• General E.A. Paine in Western Kentucky: Assessing the "Reign of Terror" of the Summer of 1864 by Dieter C. Ullrich and Berry Craig (McFarland, 2018).
As the war dragged on and radical change in the form of emancipation with recruitment of black troops into the Union Army became prioritized, the Lincoln administration appointed increasingly hard-line officers to head up Kentucky military districts and carry out Republican war aims and policy in the state. Perhaps the most notorious of these generals was Stephen G. Burbridge, who earned the enmity of many of his fellow Kentuckians (so much so that he was given the decidedly unfriendly sobriquet of "Butcher"). Another commander whose actions alienated a significant part of the local population was Eleazer A. Paine, the subject of Dieter Ullrich and Berry Craig's General E.A. Paine in Western Kentucky: Assessing the "Reign of Terror" of the Summer of 1864. Judging from his best-known photograph, Paine certainly looked the part of fire and brimstone enforcer.
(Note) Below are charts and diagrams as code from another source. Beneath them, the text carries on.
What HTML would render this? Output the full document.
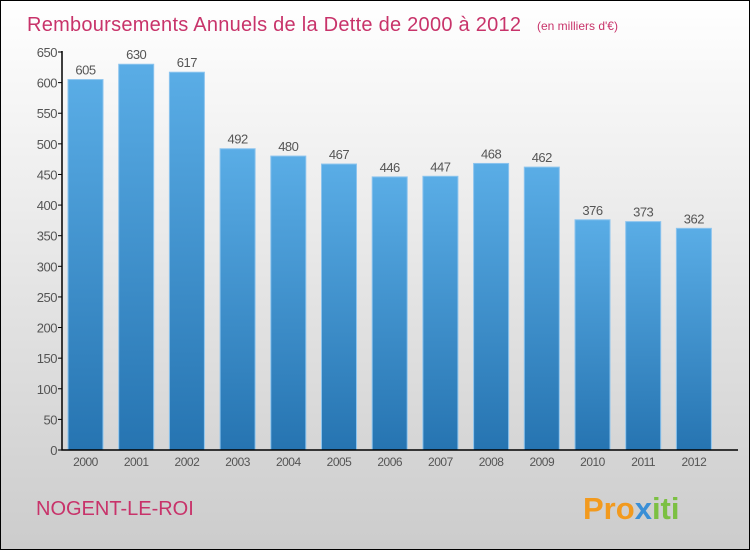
<!DOCTYPE html>
<html><head><meta charset="utf-8"><style>
body{margin:0}
#c{width:748px;height:548px;border:1px solid #000;background:linear-gradient(#fff,#ccc);position:relative;overflow:hidden;font-family:"Liberation Sans",sans-serif}
</style></head><body>
<div id="c">
<svg id="s" width="748" height="548">
<defs><linearGradient id="g" x1="0" y1="0" x2="0" y2="1"><stop offset="0" stop-color="#5aade6"/><stop offset="1" stop-color="#2674b1"/></linearGradient></defs>
<text x="26" y="30" font-size="20" fill="#c8336a" textLength="494">Remboursements Annuels de la Dette de 2000 à 2012</text>
<text x="536" y="29" font-size="12" fill="#c8336a">(en milliers d'€)</text>
<text x="35" y="514" font-size="20" fill="#c8336a">NOGENT-LE-ROI</text>
<text x="582" y="518" font-size="31" font-weight="bold"><tspan fill="#f29a1e">Pro</tspan><tspan fill="#3a8fd6">x</tspan><tspan fill="#7cc042">iti</tspan></text>
</svg></div>
<script>
const categories=["2000","2001","2002","2003","2004","2005","2006","2007","2008","2009","2010","2011","2012"];
const values=[605,630,617,492,480,467,446,447,468,462,376,373,362];
const ticks=[0,50,100,150,200,250,300,350,400,450,500,550,600,650];
const s=document.getElementById('s'),NS="http://www.w3.org/2000/svg";
const y=v=>449-v*(398/650), x=i=>84.5+50.7*i;
function el(t,a,p){const e=document.createElementNS(NS,t);for(const k in a)e.setAttribute(k,a[k]);(p||s).appendChild(e);return e;}
ticks.forEach(t=>{
 const l=el('line',{x1:57,x2:61,y1:y(t),y2:y(t),stroke:'#000'});
 
 
 const tx=el('text',{x:56,y:y(t)+5,'font-size':13,'text-anchor':'end',fill:'#555','letter-spacing':'-0.5'});tx.textContent=t;
 
 
});
values.forEach((v,i)=>{
 const r=el('rect',{x:x(i)-17.5,y:y(v),width:35,height:449-y(v),fill:'url(#g)',stroke:'#8cc4ee','stroke-width':1});
 
 
 const t=el('text',{x:x(i),y:y(v)-5,'font-size':13,'text-anchor':'middle',fill:'#555','letter-spacing':'-0.5'});t.textContent=v;
 
 
 const c=el('text',{x:x(i),y:465,'font-size':12,'text-anchor':'middle',fill:'#555','letter-spacing':'-0.5'});c.textContent=categories[i];
 
 
});
const ax=el('path',{d:'M61 50V449H737',stroke:'#000',fill:'none','stroke-width':1.5});


</script></body></html>
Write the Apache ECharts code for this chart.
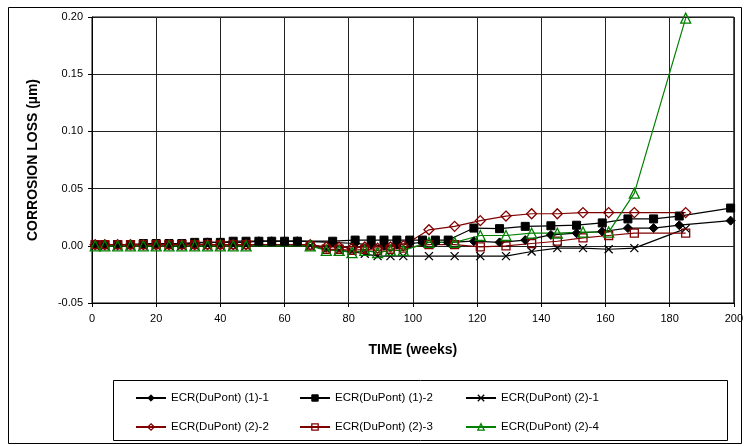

From the description: "When General E. A. Paine assumed command of the U.S. Army's District of Western Kentucky at Paducah in the summer of 1864, he faced a defiant populace, a thriving black market and undisciplined troops plagued by low morale. Guerrillas pillaged towns and murdered the vocal few that supported the Union. Paine's task was to enforce discipline and mollify the secessionist majority in a 2,300-square-mile district. In less than two months, he succeeded where others had failed. For secessionists, his tenure was a "reign of terror"—for the Unionist minority, a "happy and jubilant" time."
Authors Ullrich and Craig obviously view Paine as an unfairly maligned figure in Kentucky Civil War history. "An abolitionist, Paine encouraged the enlistment of black troops and fair wages for former slaves. Yet his principled views led to his downfall. Critics and enemies falsified reports, leading to his removal from command and a court-martial. He was exonerated on all but one minor charge yet historians have perpetuated the Paine-the-monster myth." Seeking to rehabilitate Paine's historical reputation, the book claims to tell "the complete story."